» Entries from a dataset:
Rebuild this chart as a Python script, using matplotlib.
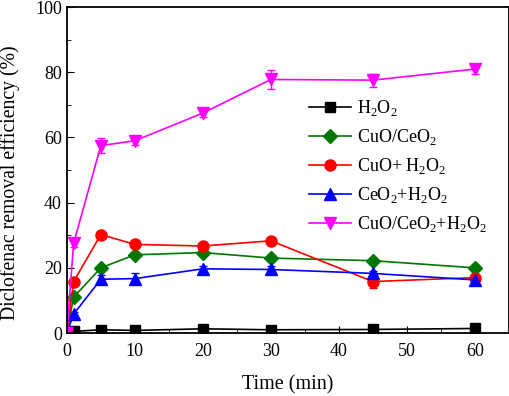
import numpy as np
import matplotlib.pyplot as plt
import matplotlib
from matplotlib.ticker import MultipleLocator

matplotlib.rcParams['font.family'] = ['Liberation Serif', 'DejaVu Serif']
matplotlib.rcParams['mathtext.fontset'] = 'custom'
matplotlib.rcParams['mathtext.rm'] = 'Liberation Serif'
matplotlib.rcParams['font.size'] = 12

time = [0, 1, 5, 10, 20, 30, 45, 60]

h2o2 = [0, 0.5, 1.0, 0.8, 1.3, 1.0, 1.1, 1.4]
h2o2_err = [0, 0.2, 0.3, 0.3, 0.3, 0.3, 0.3, 0.3]
cuo_ceo2 = [0, 11.0, 20.0, 24.0, 24.7, 23.0, 22.2, 20.0]
cuo_ceo2_err = [0, 0.8, 0.8, 0.8, 0.8, 0.8, 0.8, 0.8]
cuo_h2o2 = [0, 15.8, 30.2, 27.2, 26.7, 28.3, 15.8, 17.0]
cuo_h2o2_err = [0, 0.8, 0.8, 0.8, 0.8, 0.8, 2.0, 0.8]
ceo2_h2o2 = [0, 5.8, 16.5, 16.7, 19.7, 19.5, 18.3, 16.3]
ceo2_h2o2_err = [0, 0.8, 1.2, 1.8, 1.0, 1.2, 0.8, 1.0]
cuo_ceo2_h2o2 = [0, 27.5, 57.5, 59.0, 67.5, 77.8, 77.6, 81.0]
cuo_ceo2_h2o2_err = [0, 1.0, 2.2, 1.2, 1.2, 3.0, 2.0, 1.5]

labels = ['H$_2$O$_2$', 'CuO/CeO$_2$', 'CuO+ H$_2$O$_2$',
          'CeO$_2$+H$_2$O$_2$', 'CuO/CeO$_2$+H$_2$O$_2$']
series = [h2o2, cuo_ceo2, cuo_h2o2, ceo2_h2o2, cuo_ceo2_h2o2]
errors = [h2o2_err, cuo_ceo2_err, cuo_h2o2_err, ceo2_h2o2_err, cuo_ceo2_h2o2_err]
colors = ['black', '#007700', 'red', 'blue', 'magenta']
markers = ['s', 'D', 'o', '^', 'v']
msizes = [7, 7, 8, 8, 8]

fig = plt.figure(figsize=(5.1, 3.96), dpi=100)
ax = fig.add_axes([0.131, 0.159, 0.867, 0.823])

for y, e, c, m, ms, lab in zip(series, errors, colors, markers, msizes, labels):
    ax.errorbar(time, y, yerr=e, color=c, marker=m, ms=ms, lw=1.2,
                capsize=3, elinewidth=1, label=lab)

ax.set_xlim(0, 65)
ax.set_ylim(0, 100)
ax.xaxis.set_major_locator(MultipleLocator(10))
ax.xaxis.set_minor_locator(MultipleLocator(5))
ax.yaxis.set_major_locator(MultipleLocator(20))
ax.yaxis.set_minor_locator(MultipleLocator(10))
ax.tick_params(which='both', direction='in', top=False, right=False)
ax.tick_params(which='major', length=5, labelsize=13)
ax.tick_params(which='minor', length=3)
ax.tick_params(axis='x', which='major', pad=7)
for s in ax.spines.values():
    s.set_linewidth(1.3)

ax.set_xlabel('Time (min)', fontsize=14.5, labelpad=11)
ax.set_ylabel('Diclofenac removal efficiency (%)', fontsize=14.2)
ax.yaxis.set_label_coords(-0.105, 0.46)

handles, labs = ax.get_legend_handles_labels()
handles = [h[0] for h in handles]
ax.legend(handles, labs, loc='upper left', bbox_to_anchor=(0.511, 0.77),
          frameon=False, fontsize=13, handlelength=2.33, labelspacing=0.5,
          handletextpad=0.33)

plt.savefig('out.png', dpi=100)
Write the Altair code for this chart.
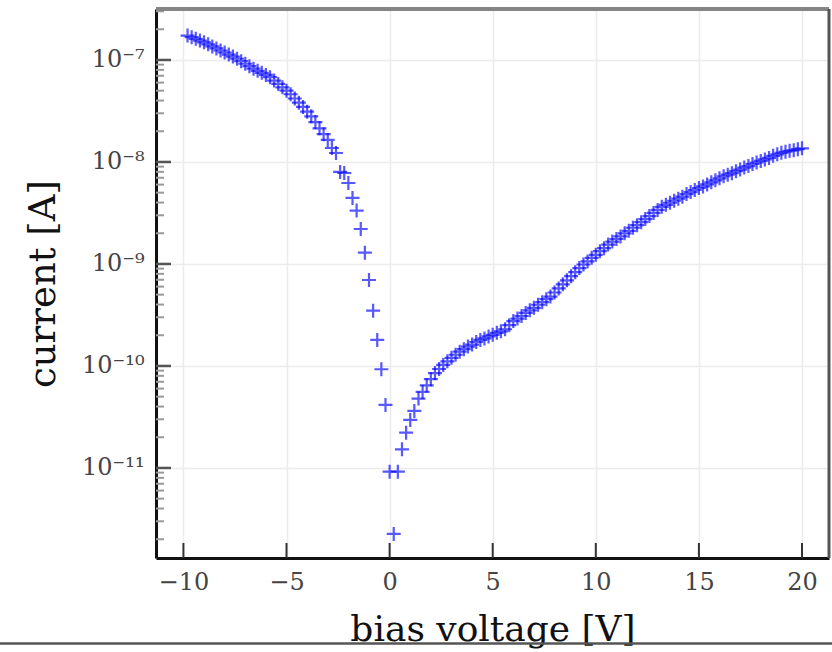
import altair as alt
import pandas as pd

# ---- data (bias voltage in V, log10 of current in A) ----
voltage = [
    -9.8, -9.6, -9.4, -9.2, -9.0, -8.8, -8.6, -8.4, -8.2, -8.0,
    -7.8, -7.6, -7.4, -7.2, -7.0, -6.8, -6.6, -6.4, -6.2, -6.0,
    -5.8, -5.6, -5.4, -5.2, -5.0, -4.8, -4.6, -4.4, -4.2, -4.0,
    -3.8, -3.6, -3.4, -3.2, -3.0, -2.8, -2.6, -2.4, -2.2, -2.0,
    -1.8, -1.6, -1.4, -1.2, -1.0, -0.8, -0.6, -0.4, -0.2, 0.0,
    0.2, 0.4, 0.6, 0.8, 1.0, 1.2, 1.4, 1.6, 1.8, 2.0,
    2.2, 2.4, 2.6, 2.8, 3.0, 3.2, 3.4, 3.6, 3.8, 4.0,
    4.2, 4.4, 4.6, 4.8, 5.0, 5.2, 5.4, 5.6, 5.8, 6.0,
    6.2, 6.4, 6.6, 6.8, 7.0, 7.2, 7.4, 7.6, 7.8, 8.0,
    8.2, 8.4, 8.6, 8.8, 9.0, 9.2, 9.4, 9.6, 9.8, 10.0,
    10.2, 10.4, 10.6, 10.8, 11.0, 11.2, 11.4, 11.6, 11.8, 12.0,
    12.2, 12.4, 12.6, 12.8, 13.0, 13.2, 13.4, 13.6, 13.8, 14.0,
    14.2, 14.4, 14.6, 14.8, 15.0, 15.2, 15.4, 15.6, 15.8, 16.0,
    16.2, 16.4, 16.6, 16.8, 17.0, 17.2, 17.4, 17.6, 17.8, 18.0,
    18.2, 18.4, 18.6, 18.8, 19.0, 19.2, 19.4, 19.6, 19.8, 20.0,
]

log10_current = [
    -6.761, -6.777, -6.793, -6.810, -6.827, -6.847, -6.867, -6.887, -6.907, -6.927,
    -6.947, -6.967, -6.988, -7.012, -7.037, -7.061, -7.085, -7.106, -7.126, -7.147,
    -7.169, -7.202, -7.235, -7.268, -7.301, -7.336, -7.378, -7.419, -7.460, -7.507,
    -7.553, -7.609, -7.670, -7.728, -7.784, -7.863, -7.912, -8.098, -8.108, -8.206,
    -8.353, -8.477, -8.657, -8.889, -9.157, -9.458, -9.745, -10.032, -10.382, -11.036,
    -11.647, -11.036, -10.817, -10.654, -10.529, -10.441, -10.320, -10.255, -10.190, -10.130,
    -10.070, -10.030, -9.990, -9.955, -9.920, -9.890, -9.860, -9.835, -9.810, -9.790,
    -9.765, -9.745, -9.730, -9.710, -9.695, -9.675, -9.660, -9.640, -9.600, -9.560,
    -9.535, -9.510, -9.480, -9.455, -9.430, -9.400, -9.375, -9.345, -9.320, -9.280,
    -9.240, -9.200, -9.160, -9.120, -9.080, -9.040, -9.005, -8.975, -8.940, -8.910,
    -8.875, -8.845, -8.810, -8.780, -8.755, -8.730, -8.700, -8.675, -8.645, -8.620,
    -8.590, -8.560, -8.530, -8.500, -8.470, -8.440, -8.420, -8.400, -8.380, -8.360,
    -8.340, -8.315, -8.295, -8.275, -8.255, -8.240, -8.220, -8.200, -8.180, -8.160,
    -8.140, -8.125, -8.110, -8.090, -8.075, -8.055, -8.040, -8.020, -8.005, -7.990,
    -7.975, -7.960, -7.940, -7.925, -7.910, -7.900, -7.890, -7.885, -7.875, -7.866,
]

x_ticks = [-10, -5, 0, 5, 10, 15, 20]
y_major = [1e-11, 1e-10, 1e-9, 1e-8, 1e-7]
y_labels = ["10⁻¹¹", "10⁻¹⁰", "10⁻⁹", "10⁻⁸", "10⁻⁷"]
minor_mult = [2, 3, 4, 5, 6, 7, 8, 9]
minor_decades = [-12, -11, -10, -9, -8, -7]

X_DOMAIN = [-11.33, 21.31]
Y_DOMAIN = [1.31e-12, 3.16e-7]

df = pd.DataFrame({"voltage": voltage, "current": [10.0 ** v for v in log10_current]})
y_minor = [m * 10.0 ** k for k in minor_decades for m in minor_mult
           if Y_DOMAIN[0] <= m * 10.0 ** k <= Y_DOMAIN[1]]

W, H = 673, 549
FONT = "DejaVu Serif"

x_scale = alt.Scale(domain=X_DOMAIN, nice=False, zero=False)
y_scale = alt.Scale(type="log", domain=Y_DOMAIN, nice=False)

label_map = "[" + ",".join("'%s'" % s for s in y_labels) + "]"

x_axis = alt.Axis(
    values=x_ticks,
    title="bias voltage [V]",
    grid=True,
    gridColor="#ececec",
    gridWidth=1.5,
    ticks=False,
    tickSize=0,
    domainColor="#111111",
    domainWidth=3,
    labelFont=FONT,
    labelFontSize=24,
    labelColor="#444444",
    labelPadding=12,
    labelFlush=False,
    labelOverlap=False,
    labelExpr="datum.value < 0 ? '\u2212' + abs(datum.value) : '' + datum.value",
    titleFont=FONT,
    titleFontSize=36,
    titleFontWeight="normal",
    titleColor="#111111",
    titleX=W / 2,
    titleY=82,
    titleBaseline="alphabetic",
    titleAlign="center",
)

y_axis = alt.Axis(
    values=y_major,
    title="current [A]",
    grid=True,
    gridColor="#ececec",
    gridWidth=1.5,
    ticks=False,
    tickSize=0,
    domainColor="#111111",
    domainWidth=3,
    labelFont=FONT,
    labelFontSize=24,
    labelColor="#444444",
    labelPadding=12,
    labelFlush=False,
    labelOverlap=False,
    labelExpr=label_map + "[round(log(datum.value)/LN10)+11]",
    titleFont=FONT,
    titleFontSize=37,
    titleFontWeight="normal",
    titleColor="#111111",
    titleAngle=270,
    titleX=-102,
    titleY=H / 2,
    titleBaseline="alphabetic",
    titleAlign="center",
)

points = alt.Chart(df).mark_point(
    shape="M-1,0L1,0M0,-1L0,1",
    size=196,
    filled=False,
    color="#0000ff",
    stroke="#0000ff",
    strokeWidth=2.2,
    opacity=0.65,
).encode(
    x=alt.X("voltage:Q", scale=x_scale, axis=x_axis),
    y=alt.Y("current:Q", scale=y_scale, axis=y_axis),
)

x_tick_layer = alt.Chart(pd.DataFrame({"voltage": x_ticks})).mark_rule(
    color="#333333", strokeWidth=2
).encode(
    x=alt.X("voltage:Q", scale=x_scale, axis=x_axis),
    y=alt.value(H - 15),
    y2=alt.value(H),
)

y_major_layer = alt.Chart(pd.DataFrame({"current": y_major})).mark_rule(
    color="#555555", strokeWidth=2.5
).encode(
    y=alt.Y("current:Q", scale=y_scale, axis=y_axis),
    x=alt.value(0),
    x2=alt.value(15),
)

y_minor_layer = alt.Chart(pd.DataFrame({"current": y_minor})).mark_rule(
    color="#999999", strokeWidth=2
).encode(
    y=alt.Y("current:Q", scale=y_scale, axis=y_axis),
    x=alt.value(0),
    x2=alt.value(8),
)

one = pd.DataFrame({"a": [0]})
top_border = alt.Chart(one).mark_rule(color="#858585", strokeWidth=4).encode(
    x=alt.value(0), x2=alt.value(W), y=alt.value(0)
)
right_border = alt.Chart(one).mark_rule(color="#555555", strokeWidth=3).encode(
    x=alt.value(W), y=alt.value(0), y2=alt.value(H)
)
bottom_line = alt.Chart(one).mark_rule(color="#555555", strokeWidth=2.5).encode(
    x=alt.value(-156), x2=alt.value(676), y=alt.value(634.5)
)

chart = alt.layer(
    points, x_tick_layer, y_major_layer, y_minor_layer,
    top_border, right_border, bottom_line,
).properties(
    width=W,
    height=H,
    autosize=alt.AutoSizeParams(type="none"),
    padding={"left": 156, "top": 9, "right": 3, "bottom": 94},
).configure_view(stroke=None)

chart.save("out.html", embed_options={"renderer": "svg", "actions": False})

» Exercise directions:
Please reproduce, word for word, every line from the first line of the records above through the line containing "capsize=3, elinewidth=1, label=lab)", and leave out the pictures.

» Expected output:
Rebuild this chart as a Python script, using matplotlib.
import numpy as np
import matplotlib.pyplot as plt
import matplotlib
from matplotlib.ticker import MultipleLocator

matplotlib.rcParams['font.family'] = ['Liberation Serif', 'DejaVu Serif']
matplotlib.rcParams['mathtext.fontset'] = 'custom'
matplotlib.rcParams['mathtext.rm'] = 'Liberation Serif'
matplotlib.rcParams['font.size'] = 12

time = [0, 1, 5, 10, 20, 30, 45, 60]

h2o2 = [0, 0.5, 1.0, 0.8, 1.3, 1.0, 1.1, 1.4]
h2o2_err = [0, 0.2, 0.3, 0.3, 0.3, 0.3, 0.3, 0.3]
cuo_ceo2 = [0, 11.0, 20.0, 24.0, 24.7, 23.0, 22.2, 20.0]
cuo_ceo2_err = [0, 0.8, 0.8, 0.8, 0.8, 0.8, 0.8, 0.8]
cuo_h2o2 = [0, 15.8, 30.2, 27.2, 26.7, 28.3, 15.8, 17.0]
cuo_h2o2_err = [0, 0.8, 0.8, 0.8, 0.8, 0.8, 2.0, 0.8]
ceo2_h2o2 = [0, 5.8, 16.5, 16.7, 19.7, 19.5, 18.3, 16.3]
ceo2_h2o2_err = [0, 0.8, 1.2, 1.8, 1.0, 1.2, 0.8, 1.0]
cuo_ceo2_h2o2 = [0, 27.5, 57.5, 59.0, 67.5, 77.8, 77.6, 81.0]
cuo_ceo2_h2o2_err = [0, 1.0, 2.2, 1.2, 1.2, 3.0, 2.0, 1.5]

labels = ['H$_2$O$_2$', 'CuO/CeO$_2$', 'CuO+ H$_2$O$_2$',
          'CeO$_2$+H$_2$O$_2$', 'CuO/CeO$_2$+H$_2$O$_2$']
series = [h2o2, cuo_ceo2, cuo_h2o2, ceo2_h2o2, cuo_ceo2_h2o2]
errors = [h2o2_err, cuo_ceo2_err, cuo_h2o2_err, ceo2_h2o2_err, cuo_ceo2_h2o2_err]
colors = ['black', '#007700', 'red', 'blue', 'magenta']
markers = ['s', 'D', 'o', '^', 'v']
msizes = [7, 7, 8, 8, 8]

fig = plt.figure(figsize=(5.1, 3.96), dpi=100)
ax = fig.add_axes([0.131, 0.159, 0.867, 0.823])

for y, e, c, m, ms, lab in zip(series, errors, colors, markers, msizes, labels):
    ax.errorbar(time, y, yerr=e, color=c, marker=m, ms=ms, lw=1.2,
                capsize=3, elinewidth=1, label=lab)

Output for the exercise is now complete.